(Request):
The listing below should be printed exactly, every line of it. Skip the pictures.
═══ Given data ═══
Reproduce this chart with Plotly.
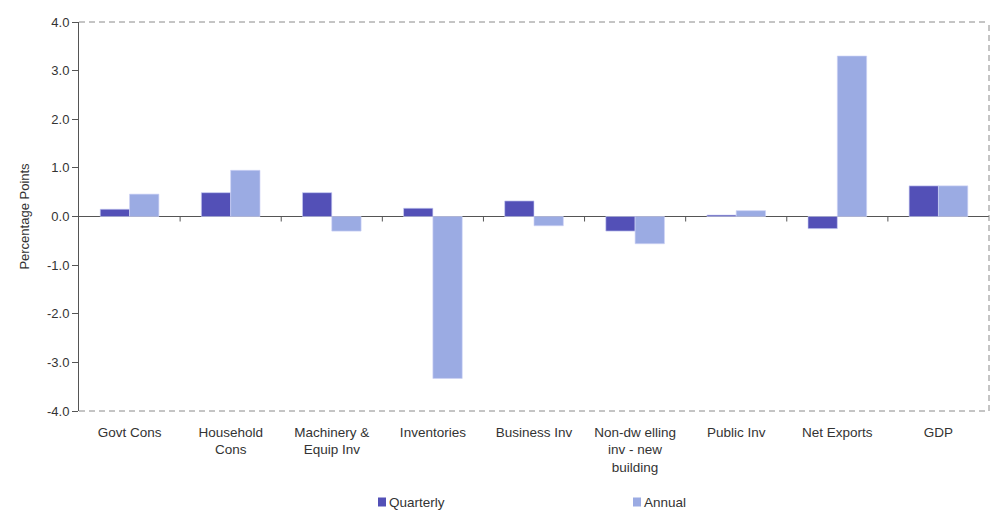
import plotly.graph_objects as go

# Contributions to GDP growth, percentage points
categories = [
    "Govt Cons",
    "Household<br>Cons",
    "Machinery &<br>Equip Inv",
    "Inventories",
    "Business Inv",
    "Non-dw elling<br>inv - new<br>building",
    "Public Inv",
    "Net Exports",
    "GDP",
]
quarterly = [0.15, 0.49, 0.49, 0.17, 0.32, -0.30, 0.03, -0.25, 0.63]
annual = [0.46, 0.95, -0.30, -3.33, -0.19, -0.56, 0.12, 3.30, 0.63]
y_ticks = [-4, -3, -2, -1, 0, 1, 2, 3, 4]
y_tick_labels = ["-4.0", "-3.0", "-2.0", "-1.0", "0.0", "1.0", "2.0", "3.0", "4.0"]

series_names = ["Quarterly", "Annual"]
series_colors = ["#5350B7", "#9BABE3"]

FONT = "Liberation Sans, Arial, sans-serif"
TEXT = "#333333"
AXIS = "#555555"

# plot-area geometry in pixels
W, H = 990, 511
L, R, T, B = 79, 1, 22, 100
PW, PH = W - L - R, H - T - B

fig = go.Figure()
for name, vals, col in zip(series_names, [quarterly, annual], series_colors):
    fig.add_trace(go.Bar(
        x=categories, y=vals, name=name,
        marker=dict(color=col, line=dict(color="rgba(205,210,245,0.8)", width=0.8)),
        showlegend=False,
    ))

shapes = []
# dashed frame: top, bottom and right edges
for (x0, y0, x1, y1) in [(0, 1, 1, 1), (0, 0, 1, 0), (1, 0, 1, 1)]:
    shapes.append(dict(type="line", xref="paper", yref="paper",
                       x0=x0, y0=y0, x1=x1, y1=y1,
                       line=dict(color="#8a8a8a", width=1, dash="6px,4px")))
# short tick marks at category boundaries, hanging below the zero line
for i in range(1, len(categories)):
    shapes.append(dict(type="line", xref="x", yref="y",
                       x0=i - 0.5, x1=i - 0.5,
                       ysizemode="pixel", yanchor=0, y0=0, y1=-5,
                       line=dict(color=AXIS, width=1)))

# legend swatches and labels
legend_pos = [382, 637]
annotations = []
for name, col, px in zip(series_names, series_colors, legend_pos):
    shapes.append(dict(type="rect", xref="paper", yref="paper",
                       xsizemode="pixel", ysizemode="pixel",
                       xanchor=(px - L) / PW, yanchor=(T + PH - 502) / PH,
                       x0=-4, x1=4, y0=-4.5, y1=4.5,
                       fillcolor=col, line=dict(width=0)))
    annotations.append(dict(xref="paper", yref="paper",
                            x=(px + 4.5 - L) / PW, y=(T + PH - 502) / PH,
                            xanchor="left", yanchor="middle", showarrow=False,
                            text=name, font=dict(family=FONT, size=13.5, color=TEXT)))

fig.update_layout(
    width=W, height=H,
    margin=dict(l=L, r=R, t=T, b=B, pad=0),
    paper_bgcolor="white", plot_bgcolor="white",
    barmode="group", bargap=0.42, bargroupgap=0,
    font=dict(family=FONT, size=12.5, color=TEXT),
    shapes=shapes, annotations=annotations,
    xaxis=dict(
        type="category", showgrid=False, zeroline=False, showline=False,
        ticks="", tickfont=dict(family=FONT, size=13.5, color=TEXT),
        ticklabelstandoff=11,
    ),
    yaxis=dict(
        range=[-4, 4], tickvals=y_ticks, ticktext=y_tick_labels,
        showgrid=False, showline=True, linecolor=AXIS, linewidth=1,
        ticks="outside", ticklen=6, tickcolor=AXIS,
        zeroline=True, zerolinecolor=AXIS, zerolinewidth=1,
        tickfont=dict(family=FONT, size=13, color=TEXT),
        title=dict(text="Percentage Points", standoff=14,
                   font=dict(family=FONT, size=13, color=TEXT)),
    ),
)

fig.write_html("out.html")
═══
(The completed task):
Reproduce this chart with Plotly.
import plotly.graph_objects as go

# Contributions to GDP growth, percentage points
categories = [
    "Govt Cons",
    "Household<br>Cons",
    "Machinery &<br>Equip Inv",
    "Inventories",
    "Business Inv",
    "Non-dw elling<br>inv - new<br>building",
    "Public Inv",
    "Net Exports",
    "GDP",
]
quarterly = [0.15, 0.49, 0.49, 0.17, 0.32, -0.30, 0.03, -0.25, 0.63]
annual = [0.46, 0.95, -0.30, -3.33, -0.19, -0.56, 0.12, 3.30, 0.63]
y_ticks = [-4, -3, -2, -1, 0, 1, 2, 3, 4]
y_tick_labels = ["-4.0", "-3.0", "-2.0", "-1.0", "0.0", "1.0", "2.0", "3.0", "4.0"]

series_names = ["Quarterly", "Annual"]
series_colors = ["#5350B7", "#9BABE3"]

FONT = "Liberation Sans, Arial, sans-serif"
TEXT = "#333333"
AXIS = "#555555"

# plot-area geometry in pixels
W, H = 990, 511
L, R, T, B = 79, 1, 22, 100
PW, PH = W - L - R, H - T - B

fig = go.Figure()
for name, vals, col in zip(series_names, [quarterly, annual], series_colors):
    fig.add_trace(go.Bar(
        x=categories, y=vals, name=name,
        marker=dict(color=col, line=dict(color="rgba(205,210,245,0.8)", width=0.8)),
        showlegend=False,
    ))

shapes = []
# dashed frame: top, bottom and right edges
for (x0, y0, x1, y1) in [(0, 1, 1, 1), (0, 0, 1, 0), (1, 0, 1, 1)]:
    shapes.append(dict(type="line", xref="paper", yref="paper",
                       x0=x0, y0=y0, x1=x1, y1=y1,
                       line=dict(color="#8a8a8a", width=1, dash="6px,4px")))
# short tick marks at category boundaries, hanging below the zero line
for i in range(1, len(categories)):
    shapes.append(dict(type="line", xref="x", yref="y",
                       x0=i - 0.5, x1=i - 0.5,
                       ysizemode="pixel", yanchor=0, y0=0, y1=-5,
                       line=dict(color=AXIS, width=1)))

# legend swatches and labels
legend_pos = [382, 637]
annotations = []
for name, col, px in zip(series_names, series_colors, legend_pos):
    shapes.append(dict(type="rect", xref="paper", yref="paper",
                       xsizemode="pixel", ysizemode="pixel",
                       xanchor=(px - L) / PW, yanchor=(T + PH - 502) / PH,
                       x0=-4, x1=4, y0=-4.5, y1=4.5,
                       fillcolor=col, line=dict(width=0)))
    annotations.append(dict(xref="paper", yref="paper",
                            x=(px + 4.5 - L) / PW, y=(T + PH - 502) / PH,
                            xanchor="left", yanchor="middle", showarrow=False,
                            text=name, font=dict(family=FONT, size=13.5, color=TEXT)))

fig.update_layout(
    width=W, height=H,
    margin=dict(l=L, r=R, t=T, b=B, pad=0),
    paper_bgcolor="white", plot_bgcolor="white",
    barmode="group", bargap=0.42, bargroupgap=0,
    font=dict(family=FONT, size=12.5, color=TEXT),
    shapes=shapes, annotations=annotations,
    xaxis=dict(
        type="category", showgrid=False, zeroline=False, showline=False,
        ticks="", tickfont=dict(family=FONT, size=13.5, color=TEXT),
        ticklabelstandoff=11,
    ),
    yaxis=dict(
        range=[-4, 4], tickvals=y_ticks, ticktext=y_tick_labels,
        showgrid=False, showline=True, linecolor=AXIS, linewidth=1,
        ticks="outside", ticklen=6, tickcolor=AXIS,
        zeroline=True, zerolinecolor=AXIS, zerolinewidth=1,
        tickfont=dict(family=FONT, size=13, color=TEXT),
        title=dict(text="Percentage Points", standoff=14,
                   font=dict(family=FONT, size=13, color=TEXT)),
    ),
)

fig.write_html("out.html")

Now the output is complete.